[start]
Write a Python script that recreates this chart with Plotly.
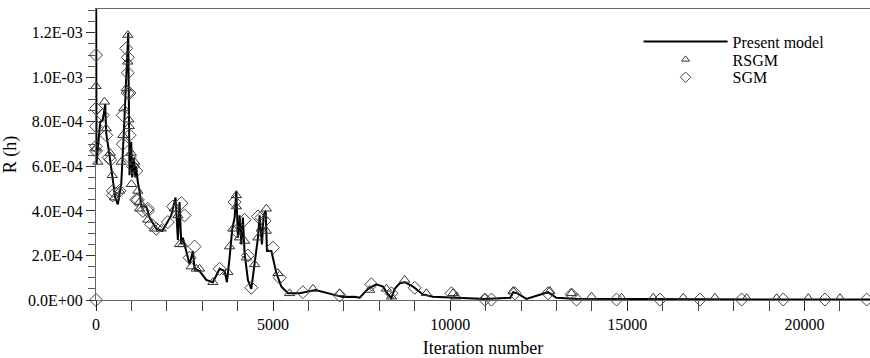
import plotly.graph_objects as go

# values of R(h) given in units of 1e-4
UNIT = 1e-4

model_x = [0, 15, 119, 192, 260, 288, 381, 466, 542, 616, 712, 785, 853, 910, 946, 994, 1022, 1068,
           1110, 1134, 1180, 1229, 1277, 1418, 1512, 1701, 1870, 1983, 2124, 2246, 2311, 2359, 2407,
           2452, 2548, 2641, 2735, 2783, 2924, 3113, 3300, 3490, 3631, 3696, 3771, 3848, 3913, 3961,
           4006, 4054, 4102, 4147, 4195, 4289, 4385, 4479, 4572, 4620, 4685, 4733, 4790, 4826, 4951,
           5093, 5234, 5420, 5750, 6200, 6600, 6973, 7300, 7445, 7677, 7914, 8102, 8243, 8339, 8432,
           8573, 8715, 8950, 9232, 9515, 10080, 11000, 11700, 11778, 11900, 12150, 12761, 12995,
           13500, 15000, 17000, 19000, 22000]
model_y = [16.0, 6.1, 8.0, 8.1, 8.8, 7.5, 6.5, 5.6, 4.6, 4.3, 5.2, 7.5, 9.8, 12.0, 5.6, 7.1, 5.5, 6.4,
           5.5, 6.0, 5.3, 4.9, 4.2, 4.2, 3.7, 3.2, 3.1, 3.4, 3.8, 4.6, 2.7, 4.4, 2.5,
           2.8, 2.2, 1.6, 2.2, 1.4, 1.3, 0.9, 0.8, 1.4, 1.3, 0.8, 1.9, 3.2, 3.7, 4.9,
           2.8, 3.8, 2.5, 3.7, 2.1, 0.9, 0.5, 1.6, 2.8, 3.8, 2.5, 3.8, 4.0, 2.2, 2.2,
           1.2, 0.6, 0.3, 0.3, 0.45, 0.3, 0.13, 0.15, 0.1, 0.5, 0.7, 0.6, 0.25, 0.1, 0.5,
           0.75, 0.8, 0.6, 0.25, 0.15, 0.12, 0.05, 0.1, 0.35, 0.3, 0.05, 0.35, 0.1,
           0.06, 0.04, 0.03, 0.02, 0.02]

rsgm_x = [0, 0, 51, 240, 288, 401, 460, 523, 664, 712, 757, 785, 853, 898, 898, 927, 938, 994, 1000,
          1088, 1181, 1229, 1229, 1463, 1653, 1842, 2218, 2311, 2359, 2444, 2689, 2831, 2924, 3300,
          3723, 3771, 3865, 3961, 3961, 4054, 4195, 4243, 4478, 4571, 4667, 4808, 4808, 5136, 5466,
          6125, 6879, 7726, 8198, 8340, 8715, 9328, 10080, 10175, 10975, 11774, 12811, 13424,
          13990, 14837, 15730, 16577, 17472, 18368, 19216, 20108, 21004]
rsgm_y = [9.6, 6.8, 6.2, 8.9, 7.7, 6.6, 5.6, 4.6, 4.9, 6.2, 7.4, 8.6, 9.5, 11.9, 10.7, 8.1, 7.8, 6.6, 5.2,
          6.2, 4.9, 4.4, 4.1, 3.6, 3.2, 3.2, 4.1, 3.8, 2.5, 2.5, 1.5, 1.4, 1.4, 0.8,
          1.25, 2.4, 3.2, 4.7, 4.2, 2.8, 2.65, 1.9, 1.6, 2.8, 3.2, 4.1, 3.1, 1.2, 0.3,
          0.5, 0.3, 0.45, 0.5, 0.15, 0.9, 0.3, 0.3, 0.15, 0.1, 0.4, 0.4, 0.3,
          0.15, 0.1, 0.1, 0.1, 0.1, 0.08, 0.08, 0.08, 0.08]

sgm_x = [0, 0, 0, 0, 0, 0, 192, 288, 362, 410, 475, 475, 664, 757, 757, 853, 898, 898, 898, 946, 946,
         946, 1040, 1136, 1136, 1181, 1322, 1463, 1463, 1559, 1701, 2028, 2170, 2407, 2500, 2641,
         2783, 3489, 3913, 3961, 4195, 4288, 4384, 4571, 4667, 4760, 4995, 5184, 5842, 6879, 7774,
         8340, 8998, 10034, 10975, 11164, 11823, 12763, 13424, 13566, 14696, 15919, 17049, 18227,
         19402, 20580, 21758]
sgm_y = [11.0, 8.6, 7.8, 6.9, 6.7, 0.0, 8.3, 7.4, 6.4, 6.3, 4.9, 4.7, 4.9, 8.3, 7.0, 11.3, 10.9, 10.2, 9.3, 9.3, 7.4,
         6.4, 6.0, 5.8, 4.5, 4.5, 4.0, 4.0, 4.1, 3.4, 3.2, 3.5, 4.2, 4.35, 3.8, 1.9,
         2.4, 1.4, 4.4, 3.1, 3.6, 2.0, 0.55, 3.75, 3.7, 3.55, 2.35, 1.0, 0.35, 0.2, 0.7,
         0.3, 0.55, 0.3, 0.02, 0.02, 0.3, 0.3, 0.25, 0.02, 0.02, 0.02, 0.02, 0.02,
         0.02, 0.02, 0.02]

y_tickvals = [0, 2, 4, 6, 8, 10, 12]
y_ticktext = ["0.0E+00", "2.0E-04", "4.0E-04", "6.0E-04", "8.0E-04", "1.0E-03", "1.2E-03"]
x_tickvals = [0, 5000, 10000, 15000, 20000]
x_ticktext = ["0", "5000", "10000", "15000", "20000"]

FONT = "Liberation Serif, Times New Roman, serif"

fig = go.Figure()
fig.add_trace(go.Scatter(x=model_x, y=[v * UNIT for v in model_y], mode="lines",
                         name="Present model", line=dict(color="black", width=2),
                         legend="legend"))
fig.add_trace(go.Scatter(x=rsgm_x, y=[v * UNIT for v in rsgm_y], mode="markers", name="RSGM",
                         cliponaxis=False, showlegend=False,
                         marker=dict(symbol="triangle-up-open", size=9, color="#333333",
                                     line=dict(width=1, color="#333333"))))
fig.add_trace(go.Scatter(x=sgm_x, y=[v * UNIT for v in sgm_y], mode="markers", name="SGM",
                         cliponaxis=False, showlegend=False,
                         marker=dict(symbol="diamond-open", size=10, color="#444444",
                                     line=dict(width=1, color="#444444"))))
# legend-only entries with the smaller legend symbols
fig.add_trace(go.Scatter(x=[None], y=[None], mode="markers", name="RSGM", legend="legend2",
                         marker=dict(symbol="triangle-up-open", size=7, color="#333333",
                                     line=dict(width=1, color="#333333"))))
fig.add_trace(go.Scatter(x=[None], y=[None], mode="markers", name="SGM", legend="legend3",
                         marker=dict(symbol="diamond-open", size=8, color="#444444",
                                     line=dict(width=1, color="#444444"))))

leg_common = dict(xanchor="left", yanchor="middle", bgcolor="rgba(0,0,0,0)",
                  font=dict(family=FONT, size=16, color="black"), itemwidth=84,
                  borderwidth=0)
LEG_X = 0.701

fig.update_layout(
    width=870, height=358,
    margin=dict(l=96, r=0, t=9, b=55),
    paper_bgcolor="white", plot_bgcolor="white",
    font=dict(family=FONT, size=16, color="black"),
    showlegend=True,
    legend=dict(x=LEG_X, y=(303 - 42) / 294, **leg_common),
    legend2=dict(x=LEG_X, y=(303 - 60) / 294, **leg_common),
    legend3=dict(x=LEG_X, y=(303 - 78) / 294, **leg_common),
    xaxis=dict(range=[0, 21851], showgrid=False, zeroline=False,
               tickvals=x_tickvals, ticktext=x_ticktext,
               ticks="outside", ticklen=10, tickcolor="#222", tickwidth=1,
               minor=dict(dtick=1000, ticks="outside", ticklen=10, tickcolor="#444", tickwidth=1),
               showline=True, linecolor="#666", linewidth=1, mirror=True,
               title=dict(text="Iteration number", font=dict(family=FONT, size=18), standoff=12),
               tickfont=dict(family=FONT, size=16)),
    yaxis=dict(range=[0, 13.07 * UNIT], showgrid=False, zeroline=False,
               tickvals=[v * UNIT for v in y_tickvals], ticktext=y_ticktext,
               ticks="outside", ticklen=9, tickcolor="#333", tickwidth=1,
               minor=dict(dtick=0.5 * UNIT, ticks="outside", ticklen=7, tickcolor="#555", tickwidth=1),
               showline=True, linecolor="#666", linewidth=1,
               title=dict(text="R (h)", font=dict(family=FONT, size=18), standoff=6),
               tickfont=dict(family=FONT, size=16)),
)

fig.write_html("out.html")
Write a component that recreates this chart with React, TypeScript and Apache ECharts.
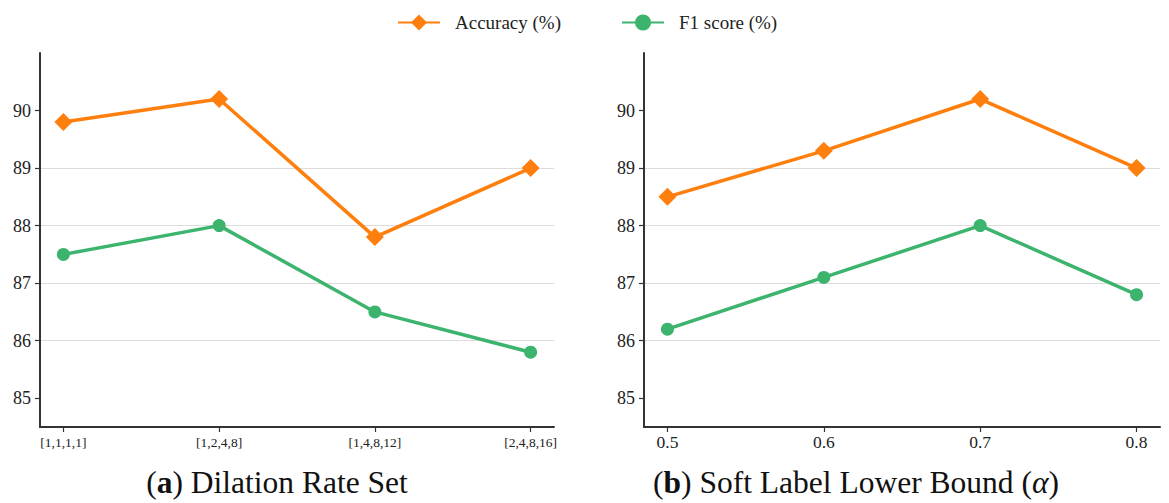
import React, { useEffect, useRef } from "react";
import * as echarts from "echarts";

const dilationCategories = ["[1,1,1,1]", "[1,2,4,8]", "[1,4,8,12]", "[2,4,8,16]"];
const alphaCategories = ["0.5", "0.6", "0.7", "0.8"];
const dilationAccuracy = [89.8, 90.2, 87.8, 89.0];
const dilationF1 = [87.5, 88.0, 86.5, 85.8];
const alphaAccuracy = [88.5, 89.3, 90.2, 89.0];
const alphaF1 = [86.2, 87.1, 88.0, 86.8];
const yTicks = [85, 86, 87, 88, 89, 90];

const ORANGE = "#ff7f0e";
const GREEN = "#3cb46e";
const FONT = "serif";

export default function App() {
  const ref = useRef<HTMLDivElement>(null);
  useEffect(() => {
    document.body.style.margin = "0";
    const chart = echarts.init(ref.current!, null, { renderer: "svg" });
    const idx = [0, 1, 2, 3];
    const toPts = (vals: number[]) => vals.map((v, i) => [i, v]);
    const xAxisBase = (cats: string[], gi: number, fs: number, margin: number) => ({
      type: "value",
      gridIndex: gi,
      min: -0.15,
      max: 3.15,
      axisLine: { show: true, onZero: false, lineStyle: { color: "#333", width: 2 } },
      axisTick: { show: true, customValues: idx, length: 5, lineStyle: { color: "#333", width: 1.2 } },
      axisLabel: {
        customValues: idx,
        formatter: (v: number) => cats[Math.round(v)],
        fontFamily: FONT,
        fontSize: fs,
        color: "#222",
        margin,
      },
      splitLine: { show: false },
    });
    const yAxisBase = (gi: number) => ({
      type: "value",
      gridIndex: gi,
      min: 84.5,
      max: 91,
      axisLine: { show: true, onZero: false, lineStyle: { color: "#333", width: 2 } },
      axisTick: { show: true, customValues: yTicks, length: 5, lineStyle: { color: "#333", width: 1.2 } },
      axisLabel: {
        customValues: yTicks,
        fontFamily: FONT,
        fontSize: 18,
        color: "#222",
        margin: 9,
      },
      splitLine: { show: true, showMinLine: false, showMaxLine: false, lineStyle: { color: "#dcdcdc", width: 1.2 } },
    });
    const acc = (data: number[], gi: number) => ({
      name: "Accuracy (%)",
      type: "line",
      xAxisIndex: gi,
      yAxisIndex: gi,
      data: toPts(data),
      symbol: "diamond",
      symbolSize: 18,
      lineStyle: { color: ORANGE, width: 3.5 },
      itemStyle: { color: ORANGE },
    });
    const f1 = (data: number[], gi: number) => ({
      name: "F1 score (%)",
      type: "line",
      xAxisIndex: gi,
      yAxisIndex: gi,
      data: toPts(data),
      symbol: "circle",
      symbolSize: 13,
      lineStyle: { color: GREEN, width: 3.5 },
      itemStyle: { color: GREEN },
    });
    chart.setOption({
      animation: false,
      backgroundColor: "#fff",
      textStyle: { fontFamily: FONT },
      legend: {
        left: 392,
        top: 8,
        itemWidth: 42,
        itemHeight: 20,
        itemGap: 60,
        textStyle: { fontFamily: FONT, fontSize: 19, color: "#222", padding: [0, 0, 0, 10] },
        data: ["Accuracy (%)", "F1 score (%)"],
      },
      grid: [
        { left: 40, top: 53, width: 514, height: 374 },
        { left: 644, top: 53, width: 516, height: 374 },
      ],
      xAxis: [xAxisBase(dilationCategories, 0, 13.5, 8), xAxisBase(alphaCategories, 1, 17.5, 6)],
      yAxis: [yAxisBase(0), yAxisBase(1)],
      series: [acc(dilationAccuracy, 0), f1(dilationF1, 0), acc(alphaAccuracy, 1), f1(alphaF1, 1)],
      graphic: [
        {
          type: "text",
          x: 277,
          y: 482,
          style: {
            text: "{n|(}{b|a}{n|) Dilation Rate Set}",
            align: "center",
            verticalAlign: "middle",
            rich: {
              n: { fontFamily: FONT, fontSize: 31.5, fill: "#111" },
              b: { fontFamily: FONT, fontSize: 31.5, fontWeight: "bold", fill: "#111" },
            },
          },
        },
        {
          type: "text",
          x: 856,
          y: 482,
          style: {
            text: "{n|(}{b|b}{n|) Soft Label Lower Bound (}{i|α}{n|)}",
            align: "center",
            verticalAlign: "middle",
            rich: {
              n: { fontFamily: FONT, fontSize: 31.5, fill: "#111" },
              b: { fontFamily: FONT, fontSize: 31.5, fontWeight: "bold", fill: "#111" },
              i: { fontFamily: FONT, fontSize: 31.5, fontStyle: "italic", fill: "#111" },
            },
          },
        },
      ],
    });
    return () => chart.dispose();
  }, []);
  return <div ref={ref} style={{ width: 1169, height: 503 }} />;
}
[end]
Task prompt
With the pictures left out, restate word for word every line of the data above, from the first down to the line that contains "0.06, 0.04, 0.03, 0.02, 0.02]".

The response
Write a Python script that recreates this chart with Plotly.
import plotly.graph_objects as go

# values of R(h) given in units of 1e-4
UNIT = 1e-4

model_x = [0, 15, 119, 192, 260, 288, 381, 466, 542, 616, 712, 785, 853, 910, 946, 994, 1022, 1068,
           1110, 1134, 1180, 1229, 1277, 1418, 1512, 1701, 1870, 1983, 2124, 2246, 2311, 2359, 2407,
           2452, 2548, 2641, 2735, 2783, 2924, 3113, 3300, 3490, 3631, 3696, 3771, 3848, 3913, 3961,
           4006, 4054, 4102, 4147, 4195, 4289, 4385, 4479, 4572, 4620, 4685, 4733, 4790, 4826, 4951,
           5093, 5234, 5420, 5750, 6200, 6600, 6973, 7300, 7445, 7677, 7914, 8102, 8243, 8339, 8432,
           8573, 8715, 8950, 9232, 9515, 10080, 11000, 11700, 11778, 11900, 12150, 12761, 12995,
           13500, 15000, 17000, 19000, 22000]
model_y = [16.0, 6.1, 8.0, 8.1, 8.8, 7.5, 6.5, 5.6, 4.6, 4.3, 5.2, 7.5, 9.8, 12.0, 5.6, 7.1, 5.5, 6.4,
           5.5, 6.0, 5.3, 4.9, 4.2, 4.2, 3.7, 3.2, 3.1, 3.4, 3.8, 4.6, 2.7, 4.4, 2.5,
           2.8, 2.2, 1.6, 2.2, 1.4, 1.3, 0.9, 0.8, 1.4, 1.3, 0.8, 1.9, 3.2, 3.7, 4.9,
           2.8, 3.8, 2.5, 3.7, 2.1, 0.9, 0.5, 1.6, 2.8, 3.8, 2.5, 3.8, 4.0, 2.2, 2.2,
           1.2, 0.6, 0.3, 0.3, 0.45, 0.3, 0.13, 0.15, 0.1, 0.5, 0.7, 0.6, 0.25, 0.1, 0.5,
           0.75, 0.8, 0.6, 0.25, 0.15, 0.12, 0.05, 0.1, 0.35, 0.3, 0.05, 0.35, 0.1,
           0.06, 0.04, 0.03, 0.02, 0.02]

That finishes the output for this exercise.